O truque político de André Ventura e do Chega é recorrer ao senso comum (que Ventura, obviamente, não partilha), tal como ele surge refletido em certa comunicação social ou em certos murais de redes sociais: nenhum ataque ao sistema do capitalismo financeiro ou bancário (muito difícil de compreender e sem figuras individuais identificáveis), mas muito a uma generalizada “classe política”; nenhuma crítica das relações e desigualdades de classe, mas muita revolta com “a corrupção” de quem ocupa lugares de decisão ou acesso a recursos; e um privilegiar de agendas que mobilizem o sentimentos nacionalistas ou racistas — quer entre todas as camadas sociais que veem as visões críticas da História como uma ameaça identitária, quer entre quem tem no privilégio branco o último recurso de superioridade social face a afro-descendentes e ciganos supostamente privilegiados pelos apoios do estado social e ameaçadores da identidade nacional.
Como a defesa de visões de diversidade, multiculturalidade ou antirracismo, bem como as análises político-económicas sobre as classes e o capitalismo, funcionam ao contrário do senso comum e são avançadas por setores mais letrados da sociedade, elas são vistas como um ataque ao “povo”. Ataque perpetrado pelos mesmos que são recorrentemente suspeitos de corrupção, compadrio ou cunha, já que a proximidade entre elites intelectuais e políticas é grande. Os inimigos que o populismo de extrema-direita cria nada têm a ver com as verdadeiras forças que perpetuam as desigualdades que transformam os detentores do senso comum em vítimas. É neste sentido que o populismo de extrema-direita é um instrumento perversamente útil para a perpetuação das desigualdades. É a direita sem vergonha.

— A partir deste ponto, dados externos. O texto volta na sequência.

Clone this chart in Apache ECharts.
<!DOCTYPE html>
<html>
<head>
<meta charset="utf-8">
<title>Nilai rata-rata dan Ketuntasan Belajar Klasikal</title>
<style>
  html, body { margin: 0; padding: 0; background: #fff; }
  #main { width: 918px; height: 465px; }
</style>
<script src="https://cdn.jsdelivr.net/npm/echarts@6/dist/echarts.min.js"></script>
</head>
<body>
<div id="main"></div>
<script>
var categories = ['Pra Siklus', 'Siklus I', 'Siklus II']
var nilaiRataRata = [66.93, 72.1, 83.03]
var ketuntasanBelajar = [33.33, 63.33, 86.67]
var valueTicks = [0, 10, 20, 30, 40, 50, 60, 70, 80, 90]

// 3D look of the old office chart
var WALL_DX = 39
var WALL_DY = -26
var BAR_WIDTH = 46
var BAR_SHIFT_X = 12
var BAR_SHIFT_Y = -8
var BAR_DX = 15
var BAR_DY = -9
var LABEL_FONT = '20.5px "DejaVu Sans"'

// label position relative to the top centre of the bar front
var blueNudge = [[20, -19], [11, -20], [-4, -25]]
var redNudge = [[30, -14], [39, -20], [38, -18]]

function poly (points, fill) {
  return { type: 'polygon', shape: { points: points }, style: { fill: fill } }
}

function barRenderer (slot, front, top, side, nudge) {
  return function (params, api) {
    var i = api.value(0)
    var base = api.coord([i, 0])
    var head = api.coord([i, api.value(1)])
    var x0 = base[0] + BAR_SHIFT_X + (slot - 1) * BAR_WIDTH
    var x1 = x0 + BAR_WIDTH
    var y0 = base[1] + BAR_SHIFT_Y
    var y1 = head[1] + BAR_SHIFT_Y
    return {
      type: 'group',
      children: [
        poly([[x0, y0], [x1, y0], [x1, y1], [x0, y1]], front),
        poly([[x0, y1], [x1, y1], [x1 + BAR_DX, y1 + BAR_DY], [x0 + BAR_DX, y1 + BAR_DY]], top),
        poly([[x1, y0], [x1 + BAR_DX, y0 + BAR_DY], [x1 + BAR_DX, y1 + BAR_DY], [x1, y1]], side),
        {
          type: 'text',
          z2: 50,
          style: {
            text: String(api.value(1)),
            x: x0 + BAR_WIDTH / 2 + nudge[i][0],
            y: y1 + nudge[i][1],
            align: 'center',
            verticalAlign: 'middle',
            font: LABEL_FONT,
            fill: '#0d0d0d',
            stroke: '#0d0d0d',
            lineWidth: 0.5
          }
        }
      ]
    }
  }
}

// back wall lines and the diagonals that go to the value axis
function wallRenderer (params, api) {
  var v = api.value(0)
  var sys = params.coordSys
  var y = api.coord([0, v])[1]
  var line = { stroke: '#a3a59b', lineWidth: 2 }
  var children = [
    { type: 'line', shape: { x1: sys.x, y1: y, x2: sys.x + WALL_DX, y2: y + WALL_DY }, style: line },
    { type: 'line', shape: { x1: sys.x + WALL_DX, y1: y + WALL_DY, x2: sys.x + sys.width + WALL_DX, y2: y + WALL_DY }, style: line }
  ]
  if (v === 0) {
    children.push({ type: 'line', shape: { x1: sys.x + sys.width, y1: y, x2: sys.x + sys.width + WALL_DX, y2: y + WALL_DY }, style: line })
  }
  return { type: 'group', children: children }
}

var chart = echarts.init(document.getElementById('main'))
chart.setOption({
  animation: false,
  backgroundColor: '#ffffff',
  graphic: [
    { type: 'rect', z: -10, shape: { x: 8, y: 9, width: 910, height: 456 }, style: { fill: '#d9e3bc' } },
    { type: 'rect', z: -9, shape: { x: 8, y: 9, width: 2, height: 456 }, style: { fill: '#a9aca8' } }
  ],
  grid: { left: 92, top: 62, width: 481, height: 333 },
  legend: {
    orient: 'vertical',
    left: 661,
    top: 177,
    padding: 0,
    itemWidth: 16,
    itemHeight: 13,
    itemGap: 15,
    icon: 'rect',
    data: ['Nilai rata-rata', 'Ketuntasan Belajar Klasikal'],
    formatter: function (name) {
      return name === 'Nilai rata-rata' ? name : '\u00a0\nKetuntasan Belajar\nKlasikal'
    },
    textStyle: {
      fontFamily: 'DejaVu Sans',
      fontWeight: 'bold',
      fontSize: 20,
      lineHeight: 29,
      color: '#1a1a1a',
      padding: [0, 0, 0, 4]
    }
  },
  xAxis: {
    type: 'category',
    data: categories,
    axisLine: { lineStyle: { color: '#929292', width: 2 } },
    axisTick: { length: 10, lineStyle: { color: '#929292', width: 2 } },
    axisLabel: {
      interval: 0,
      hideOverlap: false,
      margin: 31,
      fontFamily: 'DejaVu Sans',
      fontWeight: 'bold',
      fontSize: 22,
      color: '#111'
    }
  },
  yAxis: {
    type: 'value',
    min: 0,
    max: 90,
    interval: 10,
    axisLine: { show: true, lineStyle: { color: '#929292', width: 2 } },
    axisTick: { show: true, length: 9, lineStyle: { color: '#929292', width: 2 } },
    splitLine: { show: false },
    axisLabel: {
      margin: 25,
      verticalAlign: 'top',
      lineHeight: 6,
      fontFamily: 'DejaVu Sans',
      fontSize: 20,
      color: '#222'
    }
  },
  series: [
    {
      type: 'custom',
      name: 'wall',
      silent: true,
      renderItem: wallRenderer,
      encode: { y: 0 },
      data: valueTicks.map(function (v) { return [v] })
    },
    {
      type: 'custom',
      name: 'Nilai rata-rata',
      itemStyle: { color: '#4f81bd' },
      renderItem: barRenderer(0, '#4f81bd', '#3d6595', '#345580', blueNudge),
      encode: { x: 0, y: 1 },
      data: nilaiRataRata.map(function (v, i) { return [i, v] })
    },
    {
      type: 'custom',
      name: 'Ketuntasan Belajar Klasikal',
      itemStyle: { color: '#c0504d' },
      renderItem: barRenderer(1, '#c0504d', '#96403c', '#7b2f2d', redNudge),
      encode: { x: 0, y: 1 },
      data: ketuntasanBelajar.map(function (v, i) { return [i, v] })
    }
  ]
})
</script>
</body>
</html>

Desmontar isto não é fácil. Não se explica ao senso comum que ele é… senso comum. É como tentar explicar a um mau aluno porque teve má nota. Primeiro é preciso ensinar “as bases” que permitam ao aluno vir a distinguir entre senso comum e pensamento analítico e crítico, ao ponto de não ser possível sequer ser… mau aluno. Toda uma tarefa. Que, na política, não se coaduna com o tempo eleitoral. Mas, e antes que surja a acusação (compreensível) de este ser um texto de um elitista chamando o povo de estúpido, isto: nem o senso comum é sinónimo de estupidez (apenas de efeito de hegemonia), nem o sucesso de um Chega será o resultado da representação quantitativa de um “povo do senso comum”. Creio mesmo que os votos no Chega serão maioritariamente votos de uma direita cansada das derrotas dentro do consenso constitucional e de eleitores despolitizados e com reações emocionais de irritação difusa. Sobretudo, um “cansaço de abril”. Setores conservadores cansados de “igualdade”, “direitos” e “identidades”.
Por pouco eficazes que pareçam, denúncias, desmontagens e até demonizações podem e devem continuar a ser feitas. Mas no campo da política, e no ciclo eleitoral, só há três formas de conter as aVenturas trumpianas e bolsonaristas à portuguesa: a direita constitucional traçar uma linha vermelha face ao Chega e dizer explicitamente onde e no quê a traça; a esquerda moderada promover mais e mais a igualdade de oportunidades e conter a corrupção no seu seio (aprendamos com o Brasil, sim?); a esquerda mais radical promover um populismo que redefina os alvos certos, transformando, no senso comum, o ressentimento em revolta.
Mas este é um texto apreensivo, sem soluções, e doente com o vírus da perplexidade e da impotência, que já fez a sua razia em dois países da minha vida, o Brasil e os Estados Unidos. “Menos mal que nos queda Portugal?”, como se dizia num outro, o Estado Espanhol? Não sei. Só sei que temos de fazer por isso, e com cabeça.